Among his most influential works is the textbook Turfgrass Management, first published in 1980. The book has undergone multiple revisions and is widely regarded as a foundational resource for students and professionals in turfgrass science.

Turgeon integrated computer-based and web-based instruction into turfgrass education. He developed asynchronous, case-based, and modular learning systems to accommodate a diverse student population, including working professionals and international students. His instructional methods have been referenced in discussions on distance learning in agricultural sciences.

== Awards and recognition ==
In 2006, the Turfgrass Management Division of the Crop Science Society of America named him one of the ten most influential individuals in turfgrass science in the preceding 50 years. Other recognitions include:
- Fred U. Grau Turfgrass Science Award by the Crop Science Society of America (2002)
- Dubin Pioneer Award in Outreach and Online Education (Penn State, 2014)
- Distinguished Service Award, Golf Course Superintendents Association of America (2016)

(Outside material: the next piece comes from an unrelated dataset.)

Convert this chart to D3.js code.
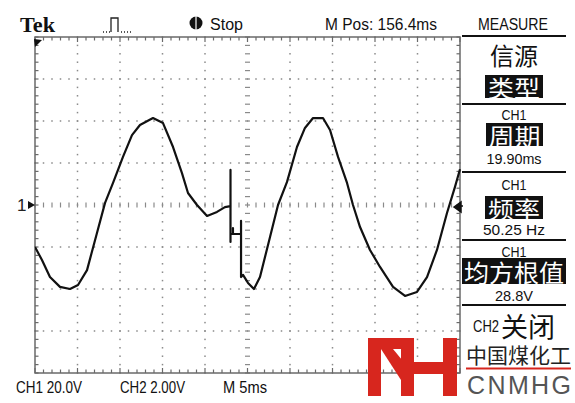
<!DOCTYPE html>
<html><head><meta charset="utf-8">
<script src="https://cdn.jsdelivr.net/npm/d3@7"></script>
<style>body{margin:0;background:#fff}svg{display:block}</style>
</head><body>
<script>
// ---- data ----
const timeMs  = [0,0.82,1.76,2.94,4.12,5.06,6.12,7.29,8.24,9.18,10.35,11.41,12.35,13.88,15.06,16.24,17.29,18.0,19.06,20.24,21.41,22.35,23.0,23.0,23.0,23.0,23.29,23.29,23.29,24.24,24.24,24.24,24.47,25.06,25.76,26.47,27.65,28.59,29.65,30.82,31.76,32.71,33.88,34.71,35.65,36.71,37.41,38.24,39.41,40.59,42.12,43.53,44.94,46.12,47.29,48.47,49.41,50];
const ch1Volts = [-20,-26.2,-34.3,-39,-40,-38.1,-31,-13.3,1,10.5,22.9,33.3,38.1,41.4,39,27.6,15.2,5.7,0,-5.2,-3.3,-1,-0.5,16.7,-17.6,-13.8,-13.8,-11,-13.8,-13.8,-7.6,-34.3,-33.3,-37.1,-40,-34.3,-15.2,0,11,27.6,36.7,41.4,41.4,35.7,22.9,10.5,0,-10.5,-21.4,-29.5,-39,-43.3,-41.4,-34.3,-21.4,-3.8,8.6,17];
const timeDomain = [0, 50];      // ms (10 div x 5ms)
const voltDomain = [-80, 80];    // V  (8 div x 20V)
const majorTime = d3.range(0, 51, 5);
const minorTime = d3.range(0, 51, 1);
const majorVolt = d3.range(-80, 81, 20);
const minorVolt = d3.range(-80, 81, 4);
const headerTexts = ["Tek", "Stop", "M Pos: 156.4ms", "MEASURE"];
const footerTexts = ["CH1 20.0V", "CH2 2.00V", "M 5ms"];
const menuTitles = ["信源", "CH1", "CH1", "CH1"];
const menuItems = ["类型", "周期", "频率", "均方根值"];
const menuValues = ["", "19.90ms", "50.25 Hz", "28.8V"];
const ch2Label = ["CH2", "关闭"];
const logoTexts = ["中国煤化工", "CNMHG"];

const W = 575, H = 403;
const svg = d3.select("body").append("svg").attr("width", W).attr("height", H);
svg.append("rect").attr("width", W).attr("height", H).attr("fill", "#fff");

const x = d3.scaleLinear().domain(timeDomain).range([35, 460]);
const y = d3.scaleLinear().domain(voltDomain).range([373, 37]);
const gridCol = "#8a8a8a";
const g = svg.append("g");

// dotted grid lines
majorTime.filter(t => t > 0 && t < 50 && t !== 25).forEach(t => {
  minorVolt.forEach(v => g.append("rect").attr("x", x(t) - 0.75).attr("y", y(v) - 0.75)
    .attr("width", 1.5).attr("height", 1.5).attr("fill", gridCol));
});
majorVolt.filter(v => v > -80 && v < 80 && v !== 0).forEach(v => {
  minorTime.forEach(t => g.append("rect").attr("x", x(t) - 0.75).attr("y", y(v) - 0.75)
    .attr("width", 1.5).attr("height", 1.5).attr("fill", gridCol));
});
// centre cross with ticks
minorTime.forEach(t => g.append("line").attr("x1", x(t)).attr("x2", x(t))
  .attr("y1", y(0) - 2.5).attr("y2", y(0) + 2.5).attr("stroke", gridCol).attr("stroke-width", 1.2));
minorVolt.forEach(v => g.append("line").attr("x1", x(25) - 2.5).attr("x2", x(25) + 2.5)
  .attr("y1", y(v)).attr("y2", y(v)).attr("stroke", gridCol).attr("stroke-width", 1.2));

// border with ruler ticks
const bc = "#6a6a6a";
g.append("rect").attr("x", x(0)).attr("y", y(80)).attr("width", x(50) - x(0)).attr("height", y(-80) - y(80))
  .attr("fill", "none").attr("stroke", bc).attr("stroke-width", 1.5);
minorTime.forEach(t => {
  const L = (t % 5 === 0) ? 5 : 3.5;
  g.append("line").attr("x1", x(t)).attr("x2", x(t)).attr("y1", y(80)).attr("y2", y(80) + L).attr("stroke", bc).attr("stroke-width", 1.2);
  g.append("line").attr("x1", x(t)).attr("x2", x(t)).attr("y1", y(-80)).attr("y2", y(-80) - L).attr("stroke", bc).attr("stroke-width", 1.2);
});
minorVolt.forEach(v => {
  g.append("line").attr("x1", x(0)).attr("x2", x(0) + 3.5).attr("y1", y(v)).attr("y2", y(v)).attr("stroke", bc).attr("stroke-width", 1.2);
  g.append("line").attr("x1", x(50)).attr("x2", x(50) - 3.5).attr("y1", y(v)).attr("y2", y(v)).attr("stroke", bc).attr("stroke-width", 1.2);
});

// waveform
svg.append("clipPath").attr("id", "clip").append("rect")
  .attr("x", x(0)).attr("y", y(80)).attr("width", x(50) - x(0) + 2).attr("height", y(-80) - y(80));
const pts = timeMs.map((t, i) => [t, ch1Volts[i]]);
svg.append("path").datum(pts).attr("clip-path", "url(#clip)")
  .attr("d", d3.line().x(d => x(d[0])).y(d => y(d[1])))
  .attr("fill", "none").attr("stroke", "#111").attr("stroke-width", 2.2).attr("stroke-linejoin", "round");

// markers
svg.append("path").attr("d", `M${x(0)-1},${y(80)+2} L${x(0)+7},${y(80)+3} L${x(0)},${y(80)+10} Z`).attr("fill", "#111");
svg.append("text").attr("x", 17).attr("y", y(0) + 6).attr("font-family", "Liberation Sans, Arial, sans-serif")
  .attr("font-size", 17).attr("fill", "#222").text("1");
svg.append("path").attr("d", `M${x(0)},${y(0)} L${x(0)-7},${y(0)-4} L${x(0)-7},${y(0)+4} Z`).attr("fill", "#111");
svg.append("path").attr("d", `M${x(50)-6},${y(0)+2} L${x(50)+1},${y(0)-3} L${x(50)+1},${y(0)+7} Z M${x(50)},${y(0)+1} h3`).attr("fill", "#111").attr("stroke", "#111").attr("stroke-width", 1.5);

// header
const sans = "Liberation Sans, Arial, sans-serif";
svg.append("text").attr("x", 20).attr("y", 32).attr("font-family", "Liberation Serif, Times New Roman, serif")
  .attr("font-weight", "bold").attr("font-size", 20).attr("textLength", 35).attr("lengthAdjust", "spacingAndGlyphs")
  .attr("fill", "#111").text(headerTexts[0]);
// trigger pulse icon
svg.append("path").attr("d", "M103,32 h1 M106,32 h1 M109,32 h1 M111,32 V18 h7 V32 M121,32 h1 M124,32 h1 M127,32 h1 M130,32 h1")
  .attr("fill", "none").attr("stroke", "#222").attr("stroke-width", 1.3);
svg.append("circle").attr("cx", 196).attr("cy", 23).attr("r", 6.5).attr("fill", "#111");
svg.append("line").attr("x1", 196).attr("x2", 196).attr("y1", 16).attr("y2", 30).attr("stroke", "#fff").attr("stroke-width", 1.2);
const hdr = [[210, 33, headerTexts[1]], [325, 112, headerTexts[2]], [478, 70, headerTexts[3]]];
hdr.forEach(([hx, len, s]) => svg.append("text").attr("x", hx).attr("y", 30).attr("font-family", sans)
  .attr("font-size", 16).attr("textLength", len).attr("lengthAdjust", "spacingAndGlyphs").attr("fill", "#111").text(s));

// footer
const ftr = [[16, 66], [120, 65], [223, 44]];
footerTexts.forEach((s, i) => svg.append("text").attr("x", ftr[i][0]).attr("y", 393).attr("font-family", sans)
  .attr("font-size", 17).attr("textLength", ftr[i][1]).attr("lengthAdjust", "spacingAndGlyphs").attr("fill", "#111").text(s));

// right menu
const cjk = "Noto Sans CJK SC, sans-serif";
const sepY = [36, 104, 172, 240, 305];
sepY.forEach(sy => svg.append("line").attr("x1", 462).attr("x2", 566).attr("y1", sy).attr("y2", sy)
  .attr("stroke", "#111").attr("stroke-width", 2));
const cx = 514;
// box 1
svg.append("text").attr("x", cx).attr("y", 54.5).attr("text-anchor", "middle").attr("dominant-baseline", "central")
  .attr("font-family", cjk).attr("font-size", 24).attr("fill", "#111").text(menuTitles[0]);
const hl = [[485, 75, 58, 23], [486, 123, 57, 23], [485, 196, 58, 23], [462, 258, 104, 26]];
const hlText = [86.5, 134.5, 207.5, 271];
menuItems.forEach((s, i) => {
  svg.append("rect").attr("x", hl[i][0]).attr("y", hl[i][1]).attr("width", hl[i][2]).attr("height", hl[i][3]).attr("fill", "#111");
  svg.append("text").attr("x", hl[i][0] + hl[i][2] / 2).attr("y", hlText[i]).attr("text-anchor", "middle")
    .attr("dominant-baseline", "central").attr("font-family", cjk).attr("font-size", i === 3 ? 24 : 23)
    .attr("textLength", i === 3 ? 100 : 52).attr("lengthAdjust", "spacingAndGlyphs")
    .attr("fill", "#fff").text(s);
});
const titleY = [0, 120, 190, 257];
const valY = [0, 164, 235, 301];
const valLen = [0, 55, 62, 38];
[1, 2, 3].forEach(i => {
  svg.append("text").attr("x", cx).attr("y", titleY[i]).attr("text-anchor", "middle").attr("font-family", sans)
    .attr("font-size", 15).attr("textLength", 25).attr("lengthAdjust", "spacingAndGlyphs").attr("fill", "#111").text(menuTitles[i]);
  svg.append("text").attr("x", cx).attr("y", valY[i]).attr("text-anchor", "middle").attr("font-family", sans)
    .attr("font-size", 15).attr("textLength", valLen[i]).attr("lengthAdjust", "spacingAndGlyphs").attr("fill", "#111").text(menuValues[i]);
});
svg.append("text").attr("x", 473).attr("y", 332).attr("font-family", sans).attr("font-size", 16)
  .attr("textLength", 26).attr("lengthAdjust", "spacingAndGlyphs").attr("fill", "#111").text(ch2Label[0]);
svg.append("text").attr("x", 501).attr("y", 325).attr("dominant-baseline", "central").attr("font-family", cjk)
  .attr("font-size", 27).attr("fill", "#111").text(ch2Label[1]);

// logo
const red = "#d7261e";
const logo = svg.append("g").attr("fill", red);
logo.append("rect").attr("x", 368).attr("y", 338).attr("width", 13).attr("height", 58);
logo.append("rect").attr("x", 368).attr("y", 338).attr("width", 46).attr("height", 11);
logo.append("path").attr("d", "M381,349 L393,349 L407,366 L401,380 Z");
logo.append("rect").attr("x", 401).attr("y", 338).attr("width", 13).attr("height", 58);
logo.append("rect").attr("x", 414).attr("y", 362).attr("width", 30).attr("height", 12);
logo.append("rect").attr("x", 443).attr("y", 338).attr("width", 14).attr("height", 58);
svg.append("text").attr("x", 466).attr("y", 354).attr("dominant-baseline", "central").attr("font-family", cjk)
  .attr("font-size", 21).attr("textLength", 105).attr("lengthAdjust", "spacingAndGlyphs").attr("fill", "#222").text(logoTexts[0]);
svg.append("line").attr("x1", 466).attr("x2", 571).attr("y1", 368.5).attr("y2", 368.5).attr("stroke", red).attr("stroke-width", 2);
svg.append("text").attr("x", 467).attr("y", 394).attr("font-family", "Liberation Sans, Arial, sans-serif")
  .attr("font-size", 25).attr("textLength", 104).attr("lengthAdjust", "spacing").attr("fill", "#555").text(logoTexts[1]);
</script>
</body></html>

== Selected publications ==
- Turgeon, A. J. (2012). Turfgrass Management (9th ed.). Pearson Prentice Hall.
- Turgeon, A. J., McCarty, L. B., & Christians, N. (2008). Weed Control in Turf and Ornamentals. Pearson.
- Turgeon, A. J. & Vargas, J. M. Jr. (2005). The Turf Problem Solver. Wiley.
- Vargas, J. M. & Turgeon, A. J., (2004). Poa Annua: Physiology, Culture, and Control of Annual Bluegrass. Wiley.
- Choi, I., Land, S. M., & Turgeon, A. J. (2008). "Instructor Modeling and Online Question Prompts." Journal of Educational Technology Systems, 36: 255–275.
- Turgeon, A. J. (2008). "Developing Online Instructional Modules." ACTA Horticulturae, 783: 583–588.
- Dai, J. & Turgeon, A. J. (2008). "Loop-Embedded Turfgrass Modules." Journal of Natural Resources and Life Sciences Education, 37: 63–68.

== Personal life ==
Turgeon is married to Jean Krinbill Turgeon of Missouri. They have two daughters and live in Charlotte, North Carolina.